Le départ se fera de Marseille, port d’arrivée de leurs parents immigrés et théâtre d’une série de crimes racistes entre 1973 et 1983. Le dernier en date a coûté la vie quelques mois plus tôt à un enfant du quartier de la Cayolle. C’est donc de là que s’élance la « marche pour l’égalité et contre le racisme », le 15 octobre 1983, dans l’indifférence générale. Ils sont alors 17, dont plusieurs jeunes des Minguettes.

Le 29 octobre, la marche arrive à Lyon, puis Monmousseau. Mohamed et ses copains lui emboîtent le pas jusqu’au bout du plateau. Ils reconnaissent les « grands frères » des Minguettes mais avec eux marchent d’autres jeunes qu’ils ne connaissent pas, comme Farid L’Haoua, originaire de Vienne.

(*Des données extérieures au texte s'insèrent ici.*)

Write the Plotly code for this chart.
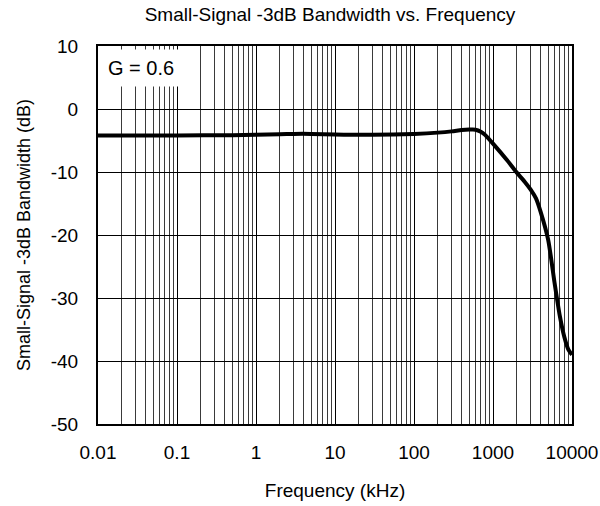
import plotly.graph_objects as go

freq_khz = [0.01, 0.1, 0.5, 1, 2, 3, 5, 10, 30, 100, 200, 300, 400, 500, 600, 700,
            800, 1000, 1500, 2000, 2500, 3000, 3500, 4000, 5000, 6000, 7000, 8000, 9000, 10000]
gain_db = [-4.2, -4.2, -4.15, -4.1, -4.0, -3.95, -3.95, -4.05, -4.1, -3.95, -3.75, -3.55,
           -3.35, -3.27, -3.28, -3.6, -4.15, -5.5, -8.1, -10.1, -11.5, -12.8, -14.2, -16.3,
           -20.8, -27.5, -32.8, -36.2, -38.2, -39.0]

x_major = [0.01, 0.1, 1, 10, 100, 1000, 10000]
x_major_labels = ["0.01", "0.1", "1", "10", "100", "1000", "10000"]
y_ticks = [10, 0, -10, -20, -30, -40, -50]
y_tick_labels = ["10", "0", "-10", "-20", "-30", "-40", "-50"]

title_text = "Small-Signal -3dB Bandwidth vs. Frequency"
x_title = "Frequency (kHz)"
y_title = "Small-Signal -3dB Bandwidth (dB)"
note = "G = 0.6"

# minor grid values: 2..9 multiples of each decade
minor_vals = [round(d * m, 6) for d in x_major[:-1] for m in range(2, 10)]

FONT = "Liberation Sans, Arial, sans-serif"

fig = go.Figure()
fig.add_trace(go.Scatter(x=freq_khz, y=gain_db, mode="lines",
                         line=dict(color="black", width=4, shape="spline", smoothing=0.6),
                         showlegend=False))

fig.update_layout(
    template="none",
    width=600, height=506,
    margin=dict(l=98, r=28, t=46, b=82),
    paper_bgcolor="white", plot_bgcolor="white",
    font=dict(family=FONT, size=19, color="black"),
    title=dict(text=title_text, x=0.55, xanchor="center", y=0.972, yanchor="middle",
               font=dict(size=19)),
    xaxis=dict(type="log", range=[-2, 4], tickvals=x_major, ticktext=x_major_labels,
               ticks="", ticklabelstandoff=10, showgrid=True, gridcolor="black", gridwidth=1,
               minor=dict(tickvals=minor_vals, showgrid=True, gridcolor="#3a3a3a", gridwidth=1, ticks=""),
               showline=True, linecolor="black", linewidth=2, mirror=True,
               title=dict(text=x_title, standoff=22, font=dict(size=19)), zeroline=False),
    yaxis=dict(range=[-50, 10], tickvals=y_ticks, ticktext=y_tick_labels, ticks="",
               ticklabelstandoff=14,
               showgrid=True, gridcolor="black", gridwidth=1,
               showline=True, linecolor="black", linewidth=2, mirror=True,
               title=dict(text=y_title, standoff=15, font=dict(size=18)), zeroline=False),
    annotations=[dict(text=note, xref="paper", yref="paper", x=0.004, y=0.992,
                      xanchor="left", yanchor="top", showarrow=False,
                      bgcolor="white", borderpad=7, font=dict(size=20))],
)

fig.write_html("out.html")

Cet éducateur de 25 ans a tout plaqué pour suivre la marche, muni de son appareil photo. « La première revendication c’était de mettre fin aux tirs et à l’impunité judiciaire des tontons flingueurs, détaille-t-il. Le message fort, c’était de dire que le racisme est un délit, pas une opinion. » Malika Boumediene, 20 ans, a décidé de rejoindre la marche à Annonay, en Ardèche, après le meurtre de Toufik Ouanes, un garçon de 9 ans tué à la Courneuve en juillet.  « C’était l’assassinat de trop, se souvient-elle. Mes parents avaient peur pour moi, mais j’y suis quand même allée. J’ai aussi marché pour mes trois jeunes frères. »

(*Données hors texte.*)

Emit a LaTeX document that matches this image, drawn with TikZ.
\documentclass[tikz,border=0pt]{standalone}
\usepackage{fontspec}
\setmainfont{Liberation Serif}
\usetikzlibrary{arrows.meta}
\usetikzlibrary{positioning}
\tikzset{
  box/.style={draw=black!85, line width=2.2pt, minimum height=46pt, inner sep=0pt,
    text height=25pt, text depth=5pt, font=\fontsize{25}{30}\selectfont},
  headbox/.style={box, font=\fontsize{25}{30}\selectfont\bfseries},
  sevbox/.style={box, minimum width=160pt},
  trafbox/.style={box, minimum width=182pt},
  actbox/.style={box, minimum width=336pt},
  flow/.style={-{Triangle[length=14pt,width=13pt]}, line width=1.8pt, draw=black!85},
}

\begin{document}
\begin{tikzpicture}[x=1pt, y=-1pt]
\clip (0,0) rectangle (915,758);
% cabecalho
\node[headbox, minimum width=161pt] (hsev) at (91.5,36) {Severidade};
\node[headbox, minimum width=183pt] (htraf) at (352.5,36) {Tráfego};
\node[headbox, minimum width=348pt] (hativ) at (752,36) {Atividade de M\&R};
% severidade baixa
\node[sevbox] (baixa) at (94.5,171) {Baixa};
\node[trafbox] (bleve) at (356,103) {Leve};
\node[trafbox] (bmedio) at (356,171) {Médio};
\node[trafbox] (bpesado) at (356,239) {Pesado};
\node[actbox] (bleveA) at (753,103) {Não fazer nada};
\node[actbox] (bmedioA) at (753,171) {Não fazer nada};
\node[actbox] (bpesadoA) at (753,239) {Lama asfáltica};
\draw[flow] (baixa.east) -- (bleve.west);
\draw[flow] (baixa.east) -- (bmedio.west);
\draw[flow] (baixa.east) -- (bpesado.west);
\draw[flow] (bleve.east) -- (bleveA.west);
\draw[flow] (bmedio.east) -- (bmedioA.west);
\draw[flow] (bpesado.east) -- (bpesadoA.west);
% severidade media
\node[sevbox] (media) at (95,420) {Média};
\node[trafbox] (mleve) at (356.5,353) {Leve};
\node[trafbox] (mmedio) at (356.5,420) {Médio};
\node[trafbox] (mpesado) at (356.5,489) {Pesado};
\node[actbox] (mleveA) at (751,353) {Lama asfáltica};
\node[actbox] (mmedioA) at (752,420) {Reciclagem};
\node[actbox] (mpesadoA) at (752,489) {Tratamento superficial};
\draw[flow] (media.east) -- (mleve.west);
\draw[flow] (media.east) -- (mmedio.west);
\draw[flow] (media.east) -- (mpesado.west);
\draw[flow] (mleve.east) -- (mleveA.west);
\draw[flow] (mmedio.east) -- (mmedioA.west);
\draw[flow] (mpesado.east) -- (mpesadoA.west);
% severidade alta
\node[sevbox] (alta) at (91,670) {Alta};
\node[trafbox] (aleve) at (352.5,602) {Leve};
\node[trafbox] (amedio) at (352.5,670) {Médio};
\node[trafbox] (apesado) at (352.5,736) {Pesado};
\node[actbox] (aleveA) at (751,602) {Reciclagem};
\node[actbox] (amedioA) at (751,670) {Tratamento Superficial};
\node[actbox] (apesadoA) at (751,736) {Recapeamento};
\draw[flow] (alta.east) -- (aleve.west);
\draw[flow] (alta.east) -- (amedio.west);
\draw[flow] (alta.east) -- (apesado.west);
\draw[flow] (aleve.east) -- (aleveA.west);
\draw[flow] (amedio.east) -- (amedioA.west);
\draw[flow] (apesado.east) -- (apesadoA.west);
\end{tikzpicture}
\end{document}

Le message fort, c’était de dire que le racisme est un délit, pas une opinion.

Farid L’Haoua

En novembre, c’est un autre crime raciste qui braque tous les regards sur les marcheurs. Le meurtre de Habib Grimzi, un Algérien défenestré d’un train par des candidats à la Légion étrangère, suscite une vive émotion dans toute la France. La marche, qui arrive tout juste dans le Grand Est, attire les médias et les politiques. Au fil des kilomètres, elle s’étoffe. « C’est un tournant dans l’histoire de France, estime l’historien Yvan Gastaut, maître de conférences à l’université Côte d’Azur. La société française prend conscience que ces jeunes issus de l’immigration sont bel et bien français et que leur avenir est ici. » Le 3 décembre, ils sont plus de 100 000 à Paris. Une délégation est reçue à l’Élysée et obtient une carte de séjour de dix ans pour les étrangers. La politique de la ville passe à la vitesse supérieure. Quelques jours après l’arrivée de la marche à Paris, l’association « Ville & Banlieue » qui réunit une centaine de maires voit le jour à Rezé.

Quartiers à l’abandon 

Dans les quartiers, la vie reprend son cours. L’après-marche a un goût amer. Les Assises des quartiers populaires de Vaulx-en-Velin, Villeurbanne puis Saint-Étienne sont un échec. Le groupe se délite, le flambeau est plus ou moins repris par SOS Racisme, créé en 1984. Quarante ans plus tard, à Monmousseau, plusieurs tours ont été démolies, et les autres doivent suivre. Aucune plaque ne vient rappeler que c’est ici qu’est née la plus grande manifestation antiraciste de l’histoire française.

Reportage Minguettes Monmousseau marche égalité contre racisme 1983

De l’emblématique barre Monmousseau, il ne reste que cette volée de marches. Cet énorme bloc orange de 15 étages et 198 logements a été démoli en 2021. Sa petite sœur, au fond, doit aussi être dynamitée d’ici 2025. (Photo : Oriane Mollaret.)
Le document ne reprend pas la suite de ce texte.